Ce hold-up électoral n'est pas une première. En 2016 déjà, six candidats avaient été exclus de la course aux législatives, dont Andy Cha Ho-tin, partisan de l'indépendance. Les autorités avaient alors introduit l'obligation pour les candidats restants de prêter allégeance à la loi fondamentale et de reconnaître ainsi que Hongkong est une partie inaliénable de la République populaire de Chine. Le scrutin passé, Pékin, qui a fait de la revendication de l'indépendance sa ligne rouge, avait obtenu la disqualification de six députés de l'opposition fraîchement élus, dont deux «soldats des parapluies» indépendantistes, au motif notamment que leur prestation de serment «n'était pas sincère».

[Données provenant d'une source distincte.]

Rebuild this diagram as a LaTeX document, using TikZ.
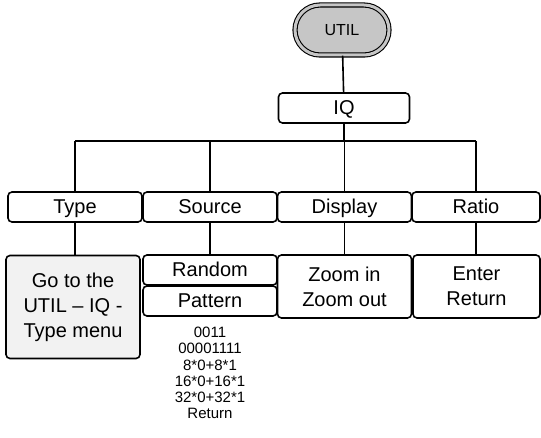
\documentclass[tikz,border=0pt]{standalone}
\usepackage{fontspec}
\setmainfont{Liberation Sans}
\begin{document}
\begin{tikzpicture}[x=1pt,y=-1pt,
  box/.style={draw, line width=1.6pt, rounded corners=4pt, inner sep=0pt, font=\fontsize{20}{25}\selectfont, align=center},
  one/.style={box, text height=18pt, text depth=4pt, minimum height=30pt},
  conn/.style={line width=1.6pt}]
\useasboundingbox (0,0) rectangle (541,438);
\node[draw, line width=1.1pt, double=gray!45, double distance=3pt, fill=gray!45, rounded corners=25pt, minimum width=94pt, minimum height=50pt, inner sep=0pt, font=\fontsize{16}{19}\selectfont] (util) at (342,30) {UTIL};
\node[one, minimum width=131pt] (iq) at (344,108) {IQ};
\node[one, minimum width=134pt] (type) at (75,207) {Type};
\node[one, minimum width=134pt] (source) at (210,207) {Source};
\node[one, minimum width=134pt] (display) at (344.5,207) {Display};
\node[one, minimum width=128pt] (ratio) at (476,207) {Ratio};
\node[box, fill=gray!10, minimum width=134pt, minimum height=103pt] (goto) at (73,307) {Go to the\\UTIL – IQ -\\Type menu};
\node[one, minimum width=134pt] (random) at (210,270) {Random};
\node[one, minimum width=134pt] (pattern) at (210,301) {Pattern};
\node[box, minimum width=134pt, minimum height=63pt] (zoom) at (344.5,286.5) {Zoom in\\Zoom out};
\node[box, minimum width=127pt, minimum height=63pt] (enter) at (476.5,286.5) {Enter\\Return};
\node[inner sep=0pt, align=center, font=\fontsize{15}{16.2}\selectfont] (plist) at (210,373) {0011\\00001111\\8*0+8*1\\16*0+16*1\\32*0+32*1\\Return};
\coordinate (bar) at (0,141);
\draw[conn] (util) -- (iq);
\draw[conn] (iq.south) -- (iq.south|-bar);
\draw[conn] (type.north|-bar) -- (ratio.north|-bar);
\foreach \n in {type,source,display,ratio} \draw[conn] (\n.north|-bar) -- (\n.north);
\draw[conn] (type.south) -- (type.south|-goto.north);
\draw[conn] (source.south) -- (random.north);
\draw[conn] (display.south) -- (zoom.north);
\draw[conn] (ratio.south) -- (ratio.south|-enter.north);
\end{tikzpicture}
\end{document}
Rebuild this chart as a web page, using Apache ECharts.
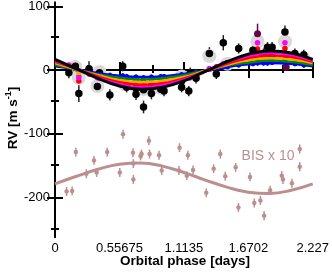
<!DOCTYPE html>
<html><head><meta charset="utf-8">
<script src="https://cdn.jsdelivr.net/npm/echarts@6/dist/echarts.min.js"></script>
<style>html,body{margin:0;padding:0;background:#fff}#c{width:332px;height:272px}</style>
</head><body><div id="c"></div>
<script>
// ---- tick labels ----
const xTickValues = [0, 0.55675, 1.1135, 1.6702, 2.227];
const xTickLabels = ['0', '0.55675', '1.1135', '1.6702', '2.227'];
const xMinorTicks = [0.278375, 0.835125, 1.391875, 1.948625];
const yTickValues = [-200, -100, 0, 100];
const yTickLabels = ['-200', '-100', '0', '100'];
const yMinorTicks = [-250, -150, -50, 50];

// ---- RV epochs (phase, days) with per-channel RVs ----
const epochX = [0.120,0.176,0.206,0.294,0.366,0.385,0.474,0.585,0.619,0.700,0.765,0.833,0.914,0.942,1.094,1.156,1.169,1.219,1.334,1.394,1.454,1.490,1.587,1.710,1.750,1.801,1.836,1.876,1.987,2.073,2.150];
const rvBlue    = [4, 2, -1, -3, -5, -5, -8, -9, -10, -11, -12, -11, -10, -10, -7, -5, -4, -3, 1, 2, 5, 5, 8, 10, 11, 11, 11, 12, 12, 10, 8];
const rvGreen   = [5, 2, -9, -4, -7, -7, -10, -13, -14, -15, -16, -15, -14, -13, -9, -7, -6, -4, 1, 3, 6, 7, 10, 13, 16, 14, 15, 15, 17, 13, 11];
const rvOrange  = [6, 3, -5, -4, -8, -9, -13, -16, -17, -19, -20, -19, -18, -17, -11, -9, -8, -6, 1, 4, 8, 9, 13, 17, 24, 18, 19, 19, 24, 17, 14];
const rvRed     = [7, 3, -17, -5, -10, -11, -15, -20, -21, -24, -25, -23, -22, -21, -14, -10, -10, -7, 2, 5, 9, 10, 16, 20, 33, 22, 23, 23, 34, 20, 17];
const rvMagenta = [8, 3, -12, -6, -12, -13, -18, -24, -26, -28, -30, -28, -26, -25, -17, -12, -12, -8, 2, 5, 10, 12, 18, 24, 43, 26, 27, 27, 43, 23, 20];
const channelErr = 4;

// ---- combined RV (black) ----
const blackX   = [0.120,0.176,0.206,0.294,0.366,0.385,0.474,0.585,0.619,0.700,0.700,0.765,0.765,0.833,0.833,0.914,0.942,1.094,1.094,1.156,1.169,1.219,1.334,1.394,1.454,1.490,1.587,1.710,1.801,1.836,1.876,1.876,1.987,1.998,2.073,2.150,2.150];
const blackY   = [-4, 6, -37, 2, -26, -4, -39, 6, -27, -28, -38, -31, -58, -26, -37, -30, -33, -17, -27, -33, -5, -13, 26, -6, 43, 10, 34, 31, 26, 36, 36, 23, 60, 24, 26, 24, 12];
const blackErr = [9, 10, 13, 12, 9, 9, 9, 8, 8, 9, 9, 8, 10, 8, 9, 8, 8, 10, 8, 8, 9, 8, 10, 8, 12, 9, 8, 8, 8, 8, 8, 8, 10, 8, 8, 8, 8];

// ---- outlier channel points (dark) ----
const darkX = [1.750, 1.998];
const darkY = [57, 5];
const darkErr = [16, 6];

// ---- grey highlighted epochs ----
const haloX = [0.176, 0.206, 0.366, 0.385, 0.600, 0.700, 0.765, 0.833, 0.914, 1.094, 1.334, 1.490, 1.750, 1.987, 2.150];
const haloY = [5, -12, -25, -3, -22, -25, -30, -30, -28, -10, 22, 10, 45, 45, 18];

// ---- model curves ----
const curveX      = [0, 0.1856, 0.3712, 0.5568, 0.7423, 0.9279, 1.1135, 1.2991, 1.4847, 1.6702, 1.8558, 2.0414, 2.227];
const fitBlue     = [6, 1, -5, -9, -11, -10, -6, -1, 5, 9, 11, 10, 6];
const fitGreen    = [8, 1, -7, -12, -15, -13, -8, -1, 7, 12, 15, 13, 8];
const fitOrange   = [11, 1, -8, -16, -19, -17, -11, -1, 8, 16, 19, 17, 11];
const fitRed      = [13, 2, -10, -19, -23, -21, -13, -2, 10, 19, 23, 21, 13];
const fitMagenta  = [15, 2, -12, -22, -27, -24, -15, -2, 12, 22, 27, 24, 15];
const fitBlack    = [17, 2, -13, -25, -30, -27, -17, -2, 13, 25, 30, 27, 17];
const fitBIS      = [-179, -167, -156, -148, -146, -151, -161, -173, -184, -192, -194, -189, -179];

// ---- BIS x 10 ----
const bisX = [0.100,0.148,0.180,0.271,0.337,0.360,0.451,0.560,0.588,0.674,0.677,0.677,0.739,0.748,0.811,0.817,0.899,0.922,1.071,1.076,1.139,1.148,1.193,1.307,1.371,1.428,1.471,1.561,1.585,1.685,1.722,1.775,1.807,1.859,1.959,1.970,2.047,2.115,2.115];
const bisY = [-191,-190,-129,-163,-142,-161,-129,-161,-101,-130,-147,-172,-135,-132,-111,-132,-134,-158,-158,-122,-166,-134,-157,-193,-155,-132,-167,-153,-216,-168,-209,-205,-229,-189,-166,-172,-178,-124,-152];
const bisErr = 7;

const FONT = '"Liberation Sans", Arial, Helvetica, sans-serif';
const C = {
  blue: '#0000ff', green: '#008b00', orange: '#ffa500', red: '#ff0000', magenta: '#ff00ff',
  black: '#000000', dark: '#670748', halo: '#d9d9d9', bis: '#bc8f8f'
};

function zip2(xs, ys) { return xs.map((x, i) => [x, ys[i]]); }
function zip3(xs, ys, es) { return xs.map((x, i) => [x, ys[i], Array.isArray(es) ? es[i] : es]); }

function errSeries(data, color, width) {
  return {
    type: 'custom', xAxisIndex: 0, yAxisIndex: 0, data: data, silent: true,
    renderItem: function (params, api) {
      const x = api.value(0), y = api.value(1), e = api.value(2);
      const p1 = api.coord([x, y - e]), p2 = api.coord([x, y + e]);
      return { type: 'line', shape: { x1: p1[0], y1: p1[1], x2: p2[0], y2: p2[1] },
               style: { stroke: color, lineWidth: width } };
    }
  };
}
function pts(data, color, size) {
  return { type: 'scatter', xAxisIndex: 0, yAxisIndex: 0, data: data, symbol: 'circle', symbolSize: size,
           itemStyle: { color: color, opacity: 1 }, silent: true, animation: false };
}
function fitLine(ys, color, width) {
  return { type: 'line', xAxisIndex: 0, yAxisIndex: 0, data: zip2(curveX, ys), smooth: 0.45, symbol: 'none',
           lineStyle: { color: color, width: width }, silent: true, animation: false };
}

function xAx(pos, ticks, len, labels) {
  return {
    type: 'value', gridIndex: pos.g, position: pos.p, min: 0, max: 2.227,
    splitLine: { show: false },
    axisLine: { show: labels, lineStyle: { color: '#000', width: 2 } },
    axisTick: { show: true, inside: true, length: len, customValues: ticks, lineStyle: { color: '#000', width: 2 } },
    axisLabel: labels && pos.p === 'bottom' ? {
      show: true, customValues: xTickValues, margin: 5, color: '#000', fontSize: 13, fontFamily: FONT,
      formatter: function (v) { const i = xTickValues.findIndex(t => Math.abs(t - v) < 1e-6); return i >= 0 ? xTickLabels[i] : ''; }
    } : { show: false }
  };
}
function yAx(pos, ticks, len, labels) {
  return {
    type: 'value', gridIndex: pos.g, position: pos.p, min: -262.5, max: 106.25,
    splitLine: { show: false },
    axisLine: { show: labels, lineStyle: { color: '#000', width: 2 } },
    axisTick: { show: true, inside: true, length: len, customValues: ticks, lineStyle: { color: '#000', width: 2 } },
    axisLabel: labels && pos.p === 'left' ? {
      show: true, customValues: yTickValues, margin: 5, color: '#000', fontSize: 13, fontFamily: FONT,
      formatter: function (v) { const i = yTickValues.findIndex(t => Math.abs(t - v) < 1e-6); return i >= 0 ? yTickLabels[i] : ''; }
    } : { show: false }
  };
}

const gridRect = { left: 55, right: 17, top: 1, bottom: 35 };

const series = [
  // BIS
  fitLine(fitBIS, C.bis, 3),
  errSeries(zip3(bisX, bisY, bisErr), C.bis, 1.5),
  pts(zip2(bisX, bisY), C.bis, 4.5),
  // halos
  pts(zip2(haloX, haloY), C.halo, 14),
  // channel fits
  fitLine(fitBlue, C.blue, 2.5),
  fitLine(fitGreen, C.green, 2.5),
  fitLine(fitOrange, C.orange, 2.5),
  fitLine(fitRed, C.red, 2.5),
  fitLine(fitMagenta, C.magenta, 2.5),
  // channel points
  errSeries(zip3(epochX, rvBlue, channelErr), C.blue, 1.5), pts(zip2(epochX, rvBlue), C.blue, 5),
  errSeries(zip3(epochX, rvGreen, channelErr), C.green, 1.5), pts(zip2(epochX, rvGreen), C.green, 5),
  errSeries(zip3(epochX, rvOrange, channelErr), C.orange, 1.5), pts(zip2(epochX, rvOrange), C.orange, 5),
  errSeries(zip3(epochX, rvRed, channelErr), C.red, 1.5), pts(zip2(epochX, rvRed), C.red, 5.5),
  errSeries(zip3(epochX, rvMagenta, channelErr), C.magenta, 1.5), pts(zip2(epochX, rvMagenta), C.magenta, 5.5),
  errSeries(zip3(darkX, darkY, darkErr), C.dark, 1.5), pts(zip2(darkX, darkY), C.dark, 7),
  // black fit and points
  fitLine(fitBlack, C.black, 3),
  errSeries(zip3(blackX, blackY, blackErr), '#222', 1.5),
  pts(zip2(blackX, blackY), C.black, 7.5)
];

const chart = echarts.init(document.getElementById('c'), null, { renderer: 'canvas' });
chart.setOption({
  animation: false,
  backgroundColor: '#fff',
  grid: [Object.assign({}, gridRect), Object.assign({}, gridRect)],
  xAxis: [
    xAx({ g: 0, p: 'bottom' }, xTickValues, 8, true),
    xAx({ g: 0, p: 'top' }, xTickValues, 8, true),
    xAx({ g: 1, p: 'bottom' }, xMinorTicks, 4, false),
    xAx({ g: 1, p: 'top' }, xMinorTicks, 4, false)
  ],
  yAxis: [
    yAx({ g: 0, p: 'left' }, yTickValues, 8, true),
    yAx({ g: 0, p: 'right' }, yTickValues, 8, true),
    yAx({ g: 1, p: 'left' }, yMinorTicks, 4, false),
    yAx({ g: 1, p: 'right' }, yMinorTicks, 4, false)
  ],
  series: series,
  graphic: [
    { type: 'text', style: { text: 'Orbital phase [days]', x: 185, y: 261, align: 'center', verticalAlign: 'middle',
      fontFamily: FONT, fontSize: 13.5, fontWeight: 'bold', fill: '#000' } },
    { type: 'text', x: 12, y: 118, rotation: Math.PI / 2,
      style: { text: '{b|RV [m s}{s|-1}{b|]}', align: 'center', verticalAlign: 'middle', fill: '#000',
        rich: { b: { fontFamily: FONT, fontSize: 13.5, fontWeight: 'bold', verticalAlign: 'bottom', lineHeight: 16 },
                s: { fontFamily: FONT, fontSize: 9, fontWeight: 'bold', verticalAlign: 'top', lineHeight: 16 } } } },
    { type: 'text', style: { text: 'BIS x 10', x: 268, y: 156, align: 'center', verticalAlign: 'middle',
      fontFamily: FONT, fontSize: 14, fill: C.bis } }
  ]
});
</script></body></html>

«Manière ouverte, honnête et équitable»

Quatre ans plus tard, le pouvoir de Hongkong se sait menacé dans les urnes. Pour la première fois depuis la rétrocession en 1997, l'opposition a la capacité de remporter la majorité des sièges au Parlement local, dopée par son écrasant succès lors des élections locales de novembre. Les autorités assurent jeudi qu'il «n'est pas question de censure politique, de restriction de la liberté d'expression ou de privation du droit de se présenter à des élections» mais de «garantir» que les élections de septembre se déroulent de «manière ouverte, honnête et équitable». Et précisent aussi qu'elles «n'excluent pas que d'autres nominations soient invalidées». Dans le même temps plane la rumeur que les élections soient reportées d'un an sous prétexte de Covid-19, de quoi mettre sous surveillance les opposants dans l'intervalle.